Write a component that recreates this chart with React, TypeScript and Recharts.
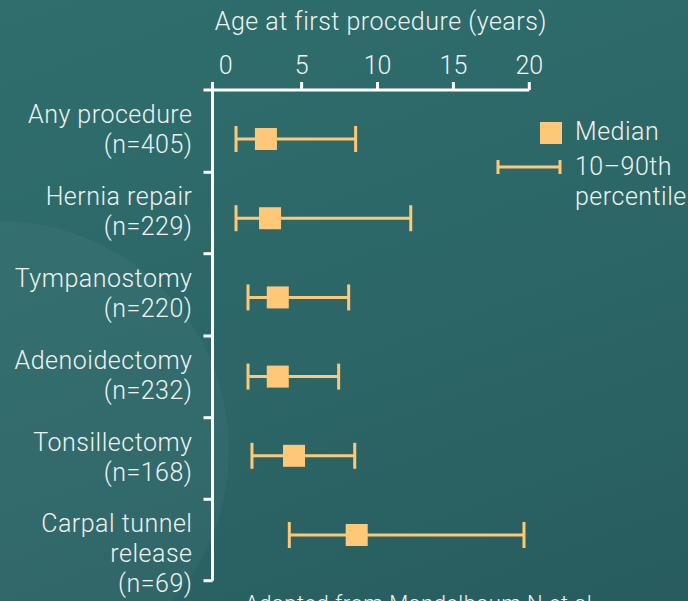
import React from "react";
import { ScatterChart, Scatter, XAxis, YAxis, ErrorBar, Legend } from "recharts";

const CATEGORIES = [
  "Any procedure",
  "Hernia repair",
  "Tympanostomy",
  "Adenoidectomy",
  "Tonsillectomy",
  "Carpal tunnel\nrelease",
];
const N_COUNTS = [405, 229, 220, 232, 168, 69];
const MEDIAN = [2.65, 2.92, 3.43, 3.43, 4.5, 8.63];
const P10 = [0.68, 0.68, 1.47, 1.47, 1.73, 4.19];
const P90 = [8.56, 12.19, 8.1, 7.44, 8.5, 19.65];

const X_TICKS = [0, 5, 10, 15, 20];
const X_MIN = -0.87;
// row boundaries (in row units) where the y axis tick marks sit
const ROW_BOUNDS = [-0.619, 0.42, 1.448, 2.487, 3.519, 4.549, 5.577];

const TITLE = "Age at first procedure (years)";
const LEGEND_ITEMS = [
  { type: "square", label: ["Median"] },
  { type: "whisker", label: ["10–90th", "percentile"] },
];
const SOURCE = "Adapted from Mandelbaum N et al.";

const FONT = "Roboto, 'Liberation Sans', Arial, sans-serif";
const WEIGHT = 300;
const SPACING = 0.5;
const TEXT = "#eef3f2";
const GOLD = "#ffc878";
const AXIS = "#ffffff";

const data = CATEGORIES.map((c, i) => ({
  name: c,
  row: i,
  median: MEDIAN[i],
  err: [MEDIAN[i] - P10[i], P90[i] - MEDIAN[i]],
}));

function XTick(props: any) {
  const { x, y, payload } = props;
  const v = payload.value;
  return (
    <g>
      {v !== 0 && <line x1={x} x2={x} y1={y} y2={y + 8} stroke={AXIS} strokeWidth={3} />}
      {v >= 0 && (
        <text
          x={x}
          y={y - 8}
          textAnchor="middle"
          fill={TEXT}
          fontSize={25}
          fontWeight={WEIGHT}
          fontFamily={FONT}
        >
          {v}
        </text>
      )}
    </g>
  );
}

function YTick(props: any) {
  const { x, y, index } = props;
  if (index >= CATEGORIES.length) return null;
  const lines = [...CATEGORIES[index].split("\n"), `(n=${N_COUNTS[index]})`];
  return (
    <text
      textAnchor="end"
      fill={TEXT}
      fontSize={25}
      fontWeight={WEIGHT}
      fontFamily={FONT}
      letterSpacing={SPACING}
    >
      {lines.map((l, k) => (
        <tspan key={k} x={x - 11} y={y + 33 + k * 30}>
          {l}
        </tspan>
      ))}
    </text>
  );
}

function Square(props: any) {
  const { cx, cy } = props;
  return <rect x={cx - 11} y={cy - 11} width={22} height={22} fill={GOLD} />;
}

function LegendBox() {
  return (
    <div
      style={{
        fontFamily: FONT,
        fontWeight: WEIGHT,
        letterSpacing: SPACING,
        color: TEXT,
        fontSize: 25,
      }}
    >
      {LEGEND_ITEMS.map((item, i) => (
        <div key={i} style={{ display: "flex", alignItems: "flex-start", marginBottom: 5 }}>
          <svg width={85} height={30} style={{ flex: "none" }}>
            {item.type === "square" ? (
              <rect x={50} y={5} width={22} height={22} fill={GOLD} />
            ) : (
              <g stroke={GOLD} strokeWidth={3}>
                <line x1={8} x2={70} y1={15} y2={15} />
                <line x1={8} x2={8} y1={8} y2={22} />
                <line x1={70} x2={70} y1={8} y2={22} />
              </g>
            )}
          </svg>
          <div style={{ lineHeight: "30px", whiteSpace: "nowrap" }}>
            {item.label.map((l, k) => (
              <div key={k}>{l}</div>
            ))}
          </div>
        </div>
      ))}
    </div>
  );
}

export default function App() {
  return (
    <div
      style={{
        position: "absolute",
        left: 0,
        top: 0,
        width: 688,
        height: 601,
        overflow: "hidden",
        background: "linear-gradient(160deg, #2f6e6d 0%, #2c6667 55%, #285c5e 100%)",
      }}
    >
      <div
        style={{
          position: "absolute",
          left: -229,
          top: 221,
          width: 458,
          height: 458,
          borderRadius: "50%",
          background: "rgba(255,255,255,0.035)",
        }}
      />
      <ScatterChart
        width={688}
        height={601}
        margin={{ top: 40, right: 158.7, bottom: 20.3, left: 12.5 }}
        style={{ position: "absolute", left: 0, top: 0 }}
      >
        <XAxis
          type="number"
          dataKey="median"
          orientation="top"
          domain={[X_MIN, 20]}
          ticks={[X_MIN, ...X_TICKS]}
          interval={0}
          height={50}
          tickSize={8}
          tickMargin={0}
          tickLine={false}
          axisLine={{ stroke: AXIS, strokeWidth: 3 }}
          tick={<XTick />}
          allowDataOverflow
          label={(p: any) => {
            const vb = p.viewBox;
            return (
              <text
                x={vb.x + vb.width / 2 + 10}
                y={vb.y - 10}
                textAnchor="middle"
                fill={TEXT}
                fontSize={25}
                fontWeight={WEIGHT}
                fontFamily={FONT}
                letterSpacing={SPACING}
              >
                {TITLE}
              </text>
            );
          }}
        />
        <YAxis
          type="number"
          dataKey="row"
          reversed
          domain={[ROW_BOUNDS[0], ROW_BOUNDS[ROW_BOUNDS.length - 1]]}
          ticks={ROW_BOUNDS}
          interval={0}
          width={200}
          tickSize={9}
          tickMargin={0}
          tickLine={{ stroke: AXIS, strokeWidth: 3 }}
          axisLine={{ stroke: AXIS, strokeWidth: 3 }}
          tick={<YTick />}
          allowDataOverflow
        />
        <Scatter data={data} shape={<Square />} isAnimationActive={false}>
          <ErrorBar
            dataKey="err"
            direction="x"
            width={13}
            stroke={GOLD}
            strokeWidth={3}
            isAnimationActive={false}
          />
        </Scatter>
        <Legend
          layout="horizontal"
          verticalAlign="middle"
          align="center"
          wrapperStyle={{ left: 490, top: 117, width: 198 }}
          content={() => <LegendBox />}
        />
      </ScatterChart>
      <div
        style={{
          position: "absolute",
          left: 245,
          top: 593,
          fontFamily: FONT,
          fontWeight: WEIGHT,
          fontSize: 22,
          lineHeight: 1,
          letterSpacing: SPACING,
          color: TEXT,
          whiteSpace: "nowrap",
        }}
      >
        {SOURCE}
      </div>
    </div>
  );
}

Given instruction
Exactly as written, return every line of the listing, but not the pictures.

Task output
Write a component that recreates this chart with React, TypeScript and Recharts.
import React from "react";
import { ScatterChart, Scatter, XAxis, YAxis, ErrorBar, Legend } from "recharts";

const CATEGORIES = [
  "Any procedure",
  "Hernia repair",
  "Tympanostomy",
  "Adenoidectomy",
  "Tonsillectomy",
  "Carpal tunnel\nrelease",
];
const N_COUNTS = [405, 229, 220, 232, 168, 69];
const MEDIAN = [2.65, 2.92, 3.43, 3.43, 4.5, 8.63];
const P10 = [0.68, 0.68, 1.47, 1.47, 1.73, 4.19];
const P90 = [8.56, 12.19, 8.1, 7.44, 8.5, 19.65];

const X_TICKS = [0, 5, 10, 15, 20];
const X_MIN = -0.87;
// row boundaries (in row units) where the y axis tick marks sit
const ROW_BOUNDS = [-0.619, 0.42, 1.448, 2.487, 3.519, 4.549, 5.577];

const TITLE = "Age at first procedure (years)";
const LEGEND_ITEMS = [
  { type: "square", label: ["Median"] },
  { type: "whisker", label: ["10–90th", "percentile"] },
];
const SOURCE = "Adapted from Mandelbaum N et al.";

const FONT = "Roboto, 'Liberation Sans', Arial, sans-serif";
const WEIGHT = 300;
const SPACING = 0.5;
const TEXT = "#eef3f2";
const GOLD = "#ffc878";
const AXIS = "#ffffff";

const data = CATEGORIES.map((c, i) => ({
  name: c,
  row: i,
  median: MEDIAN[i],
  err: [MEDIAN[i] - P10[i], P90[i] - MEDIAN[i]],
}));

function XTick(props: any) {
  const { x, y, payload } = props;
  const v = payload.value;
  return (
    <g>
      {v !== 0 && <line x1={x} x2={x} y1={y} y2={y + 8} stroke={AXIS} strokeWidth={3} />}
      {v >= 0 && (
        <text
          x={x}
          y={y - 8}
          textAnchor="middle"
          fill={TEXT}
          fontSize={25}
          fontWeight={WEIGHT}
          fontFamily={FONT}
        >
          {v}
        </text>
      )}
    </g>
  );
}

function YTick(props: any) {
  const { x, y, index } = props;
  if (index >= CATEGORIES.length) return null;
  const lines = [...CATEGORIES[index].split("\n"), `(n=${N_COUNTS[index]})`];
  return (
    <text
      textAnchor="end"
      fill={TEXT}
      fontSize={25}
      fontWeight={WEIGHT}
      fontFamily={FONT}
      letterSpacing={SPACING}
    >
      {lines.map((l, k) => (
        <tspan key={k} x={x - 11} y={y + 33 + k * 30}>
          {l}
        </tspan>
      ))}
    </text>
  );
}

function Square(props: any) {
  const { cx, cy } = props;
  return <rect x={cx - 11} y={cy - 11} width={22} height={22} fill={GOLD} />;
}

function LegendBox() {
  return (
    <div
      style={{
        fontFamily: FONT,
        fontWeight: WEIGHT,
        letterSpacing: SPACING,
        color: TEXT,
        fontSize: 25,
      }}
    >
      {LEGEND_ITEMS.map((item, i) => (
        <div key={i} style={{ display: "flex", alignItems: "flex-start", marginBottom: 5 }}>
          <svg width={85} height={30} style={{ flex: "none" }}>
            {item.type === "square" ? (
              <rect x={50} y={5} width={22} height={22} fill={GOLD} />
            ) : (
              <g stroke={GOLD} strokeWidth={3}>
                <line x1={8} x2={70} y1={15} y2={15} />
                <line x1={8} x2={8} y1={8} y2={22} />
                <line x1={70} x2={70} y1={8} y2={22} />
              </g>
            )}
          </svg>
          <div style={{ lineHeight: "30px", whiteSpace: "nowrap" }}>
            {item.label.map((l, k) => (
              <div key={k}>{l}</div>
            ))}
          </div>
        </div>
      ))}
    </div>
  );
}

export default function App() {
  return (
    <div
      style={{
        position: "absolute",
        left: 0,
        top: 0,
        width: 688,
        height: 601,
        overflow: "hidden",
        background: "linear-gradient(160deg, #2f6e6d 0%, #2c6667 55%, #285c5e 100%)",
      }}
    >
      <div
        style={{
          position: "absolute",
          left: -229,
          top: 221,
          width: 458,
          height: 458,
          borderRadius: "50%",
          background: "rgba(255,255,255,0.035)",
        }}
      />
      <ScatterChart
        width={688}
        height={601}
        margin={{ top: 40, right: 158.7, bottom: 20.3, left: 12.5 }}
        style={{ position: "absolute", left: 0, top: 0 }}
      >
        <XAxis
          type="number"
          dataKey="median"
          orientation="top"
          domain={[X_MIN, 20]}
          ticks={[X_MIN, ...X_TICKS]}
          interval={0}
          height={50}
          tickSize={8}
          tickMargin={0}
          tickLine={false}
          axisLine={{ stroke: AXIS, strokeWidth: 3 }}
          tick={<XTick />}
          allowDataOverflow
          label={(p: any) => {
            const vb = p.viewBox;
            return (
              <text
                x={vb.x + vb.width / 2 + 10}
                y={vb.y - 10}
                textAnchor="middle"
                fill={TEXT}
                fontSize={25}
                fontWeight={WEIGHT}
                fontFamily={FONT}
                letterSpacing={SPACING}
              >
                {TITLE}
              </text>
            );
          }}
        />
        <YAxis
          type="number"
          dataKey="row"
          reversed
          domain={[ROW_BOUNDS[0], ROW_BOUNDS[ROW_BOUNDS.length - 1]]}
          ticks={ROW_BOUNDS}
          interval={0}
          width={200}
          tickSize={9}
          tickMargin={0}
          tickLine={{ stroke: AXIS, strokeWidth: 3 }}
          axisLine={{ stroke: AXIS, strokeWidth: 3 }}
          tick={<YTick />}
          allowDataOverflow
        />
        <Scatter data={data} shape={<Square />} isAnimationActive={false}>
          <ErrorBar
            dataKey="err"
            direction="x"
            width={13}
            stroke={GOLD}
            strokeWidth={3}
            isAnimationActive={false}
          />
        </Scatter>
        <Legend
          layout="horizontal"
          verticalAlign="middle"
          align="center"
          wrapperStyle={{ left: 490, top: 117, width: 198 }}
          content={() => <LegendBox />}
        />
      </ScatterChart>
      <div
        style={{
          position: "absolute",
          left: 245,
          top: 593,
          fontFamily: FONT,
          fontWeight: WEIGHT,
          fontSize: 22,
          lineHeight: 1,
          letterSpacing: SPACING,
          color: TEXT,
          whiteSpace: "nowrap",
        }}
      >
        {SOURCE}
      </div>
    </div>
  );
}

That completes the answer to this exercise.